Last night around midnight I was awakened by Betty rustling in the room. She’s been doing that lately: getting up to get a drink from her bowl and playing with toys briefly before trying to get back into our bed. Groggy, I just let her play. I dozed off but was awakened again by three strange, low mechanical tones. The sounds were flat and almost sounded like a bark. I thought to myself, “Was that Betty? Is she bark/talking?” I was half asleep, so a talking dog seemed possible.
Now I can barely see in broad daylight, my vision is so poor. In the dark, I’m blind without my glasses; I can’t even read the alarm clock that is six inches from my face. I peered down at her and could make out her whole body wiggling around and going to town on some toy.
“Betty, drop it and come back to bed,” I whispered. She would not even turn around. I put my head back down and shut my eyes. That’s when I heard the sound of organized notes from a musical toy, but not exactly a song. “What the fuck is that?!” I said. None of Betty’s toys make that noise. I wouldn’t purchase anything like that for this very reason: I don’t want to be awakened by nocturnal dog play.

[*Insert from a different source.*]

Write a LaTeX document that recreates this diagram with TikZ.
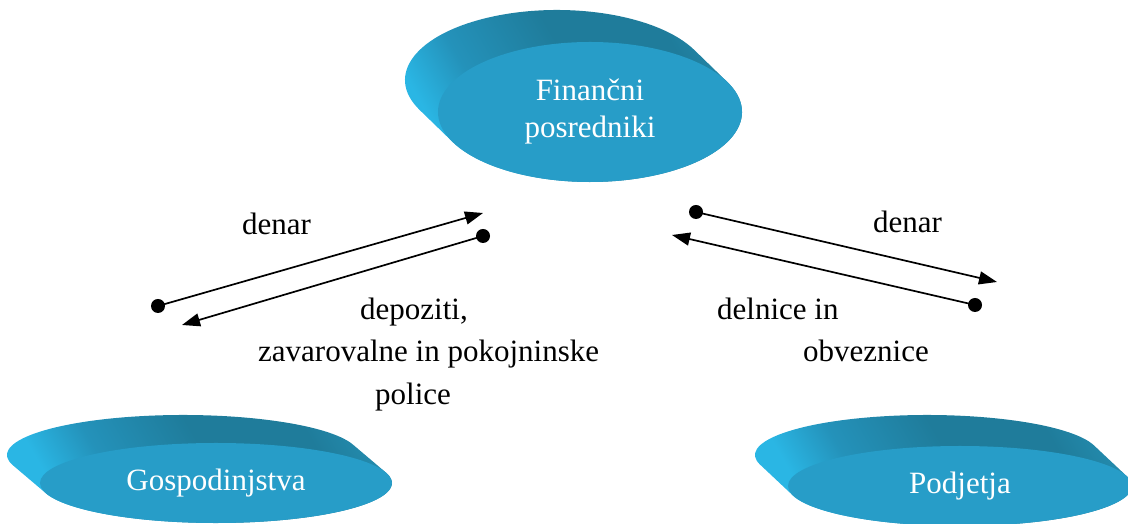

I peered again into Betty’s bunk and I saw her with the Santa’s butt toy deep into her mouth so that only the boots and legs were sticking out of her muzzle. Then I heard the unmistakable notes of “Deck the Halls” rendered by fart noises. Truly the most horrible sound. And, very uncharacteristically, Betty refused to drop the offending toy. I pulled and pulled it from her, and the farting tune just kept going. She tried to run away with it and I knew I was going to have to chase her and perhaps bribe her with a treat to drop it. But I sat up too fast, and my vertigo sent me reeling and stumbling to the floor, scaring Betty into dropping the godforsaken toy from her mouth.
I scooped it up and shoved it in the nightstand. Betty sat by the nightstand whining for a while.
“Go back to sleep Betty. Christmas isn’t for another few weeks.”